While the outrage expressed over the official classifications of the two films may shed light on a need to reassess the guidelines and standards of our ratings system (and provides an eerily ironic illustration for the argument against the blanket implementation and enforcement of generalized zero-tolerance policies), it also distracts us from the intended issue. Hand-wringing over youths’ access to chancy content is a time-tested issue with no pending resolution; in the end, kids will see what they want to see, the racier the better. The real battle, and the real opportunity, is in setting the table for when and how our children are exposed this kind of content and the most beneficial ways to help them process it afterward.

Once again, consider the Facing History and Ourselves viewing guide, an excellent resource that has merely been offered as suggested reading before seeing BULLY. Truthfully, if it were my film to distribute, only adults would be allowed to see BULLY in the theaters and they would be required to read the viewing guide in order to gain admission (or, better yet, the information could be built into the film somehow so it couldn’t be missed). Then, upon exiting the theater, the adult viewers would receive a DVD copy or digital streaming code so that they could watch it together with their children at home.

In the same way, viewing The Hunger Games without some coaching on context poses problems. Most children may not realize the lessons and themes presented in The Hunger Games on their own, especially given that it is dressed up as entertainment rather than education. On that merit alone, far more children are bound to see The Hunger Games than BULLY, if you’ll permit the world’s most obvious observation. Further, parents will more than likely accept or reject The Hunger Games based solely on its entertainment factor as proven by rating and box office take, instead of the teachable moments within its story. While BULLY requires a far more meticulous viewing experience, The Hunger Games runs the risk of being rubber stamped in the name of big-budget entertainment.

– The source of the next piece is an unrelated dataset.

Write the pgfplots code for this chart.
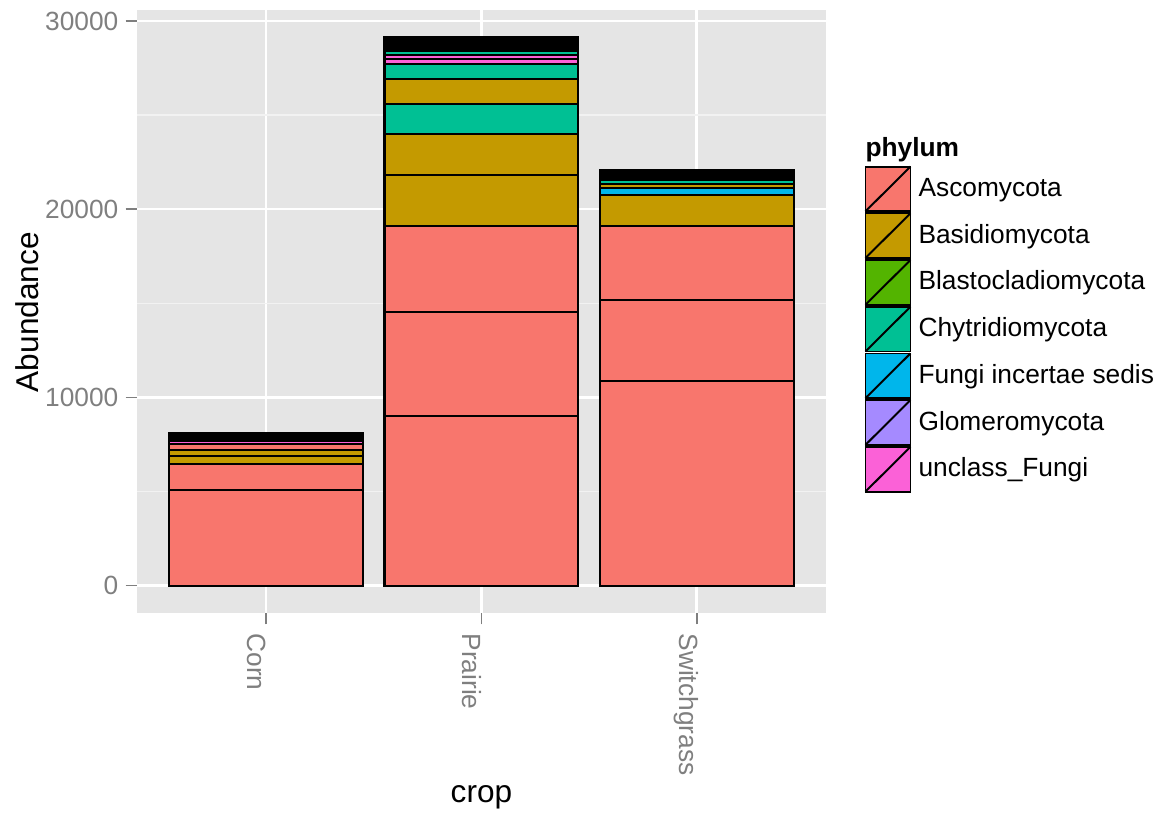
\documentclass[border=0pt]{standalone}
\usepackage{fontspec}
\setmainfont{Liberation Sans}
\usepackage{pgfplots}
\pgfplotsset{compat=1.18}
\definecolor{panelgray}{HTML}{E5E5E5}
\definecolor{gridminor}{HTML}{F2F2F2}
\definecolor{tickgray}{HTML}{7F7F7F}
\definecolor{asco}{HTML}{F8766D}
\definecolor{basi}{HTML}{C49A00}
\definecolor{blas}{HTML}{53B400}
\definecolor{chyt}{HTML}{00C094}
\definecolor{finc}{HTML}{00B6EB}
\definecolor{glom}{HTML}{A58AFF}
\definecolor{uncl}{HTML}{FB61D7}
\pgfplotsset{phylumkey/.style={legend image code/.code={%
  \draw[fill=#1, draw=black, line width=0.7pt] (0pt,-8.5pt) rectangle (17.1pt,8.5pt);
  \draw[black, line width=0.75pt] (0pt,-8.5pt) -- (17.1pt,8.5pt);}}}
% one stacked segment: fill, Corn, Prairie, Switchgrass
\newcommand{\seg}[4]{\addplot[fill=#1, draw=black, line width=0.85pt] coordinates {(0,#2) (1,#3) (2,#4)};}
\begin{document}
\begin{tikzpicture}
\useasboundingbox (0,0) rectangle (441.2pt,310.1pt);
\begin{axis}[
  at={(52.06pt,77.14pt)}, anchor=south west,
  scale only axis, width=261.8pt, height=229.1pt,
  xmin=-0.6, xmax=2.6, ymin=-1456, ymax=30574,
  ybar stacked, bar width=0.9,
  axis background/.style={fill=panelgray},
  axis line style={draw=none},
  xtick={0,1,2}, xticklabels={Corn,Prairie,Switchgrass},
  ytick={0,10000,20000,30000}, minor ytick={5000,15000,25000},
  scaled y ticks=false,
  xmajorgrids, ymajorgrids, yminorgrids,
  major grid style={white, line width=1pt},
  minor grid style={gridminor, line width=0.5pt},
  tick pos=left, tick align=outside,
  major tick length=4.3pt, minor tick length=0pt,
  major tick style={tickgray, line width=0.6pt},
  /pgf/number format/assume math mode=true,
  /pgf/number format/1000 sep={},
  tick label style={color=tickgray, font=\fontsize{10}{12}\selectfont},
  yticklabel style={inner sep=2.6pt},
  xticklabel style={xshift=-3.8pt, rotate=-90, anchor=west, inner sep=3.3pt},
  xlabel={crop}, ylabel={Abundance},
  label style={font=\fontsize{12}{14}\selectfont, color=black},
  xlabel style={at={(axis description cs:0.5,-0.305)}, anchor=center},
  ylabel style={at={(axis description cs:-0.1597,0.499)}, anchor=center},
  legend cell align=left,
  legend style={at={(axis description cs:1.0552,0.743)}, anchor=north west,
    draw=none, fill=none, inner sep=0pt, row sep=0pt, column sep=0pt,
    font=\fontsize{10}{12}\selectfont,
    nodes={inner xsep=2.7pt, inner ysep=0pt}},
]
\addlegendimage{phylumkey=asco}\addlegendentry{Ascomycota}
\addlegendimage{phylumkey=basi}\addlegendentry{Basidiomycota}
\addlegendimage{phylumkey=blas}\addlegendentry{Blastocladiomycota}
\addlegendimage{phylumkey=chyt}\addlegendentry{Chytridiomycota}
\addlegendimage{phylumkey=finc}\addlegendentry{Fungi incertae sedis}
\addlegendimage{phylumkey=glom}\addlegendentry{Glomeromycota}
\addlegendimage{phylumkey=uncl}\addlegendentry{unclass\_Fungi}
% Corn
\seg{asco}{5072}{0}{0}
\seg{asco}{1381}{0}{0}
\seg{basi}{451}{0}{0}
\seg{basi}{319}{0}{0}
\seg{asco}{281}{0}{0}
\seg{uncl}{196}{0}{0}
\seg{asco}{82}{0}{0}
\seg{basi}{82}{0}{0}
\seg{asco}{82}{0}{0}
\seg{chyt}{82}{0}{0}
\seg{asco}{81}{0}{0}
% Prairie
\seg{asco}{0}{9028}{0}
\seg{asco}{0}{5523}{0}
\seg{asco}{0}{4567}{0}
\seg{basi}{0}{2708}{0}
\seg{basi}{0}{2177}{0}
\seg{chyt}{0}{1593}{0}
\seg{basi}{0}{1328}{0}
\seg{chyt}{0}{770}{0}
\seg{uncl}{0}{266}{0}
\seg{uncl}{0}{239}{0}
\seg{chyt}{0}{186}{0}
\seg{asco}{0}{92}{0}
\seg{basi}{0}{92}{0}
\seg{asco}{0}{92}{0}
\seg{chyt}{0}{92}{0}
\seg{asco}{0}{92}{0}
\seg{glom}{0}{91}{0}
\seg{asco}{0}{91}{0}
\seg{basi}{0}{91}{0}
% Switchgrass
\seg{asco}{0}{0}{10887}
\seg{asco}{0}{0}{4302}
\seg{asco}{0}{0}{3930}
\seg{basi}{0}{0}{1646}
\seg{finc}{0}{0}{345}
\seg{basi}{0}{0}{239}
\seg{chyt}{0}{0}{212}
\seg{asco}{0}{0}{86}
\seg{basi}{0}{0}{86}
\seg{asco}{0}{0}{86}
\seg{chyt}{0}{0}{86}
\seg{asco}{0}{0}{86}
\seg{basi}{0}{0}{85}
\end{axis}
\node[anchor=base west, inner sep=0pt, font=\bfseries\fontsize{10}{12}\selectfont] at (328.7pt,250.8pt) {phylum};
\end{tikzpicture}
\end{document}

Fighting over ratings only diverts attention from the real issue at hand. Which battle is more important to spend our time and energy on, debating the merits of a “voluntary film rating system [created to give] creative and artistic freedoms to filmmakers while fulfilling its core purpose of informing parents about the content of films so they can determine what movies are appropriate for their kids,” or providing our children with the means to define, recognize, acknowledge, and defend themselves against being bullied, allowing others to be bullied, or even becoming bullies, themselves? As long as we wring our hands over the qualitative process of rating movies, we make the conversation about the conversation, not about the content. As I see it, BULLY and The Hunger Games are two movies that provide perfect opportunities for collaborating with teens on tactics for conflict. That the bulk of the attention has stopped at their rating misses the point entirely.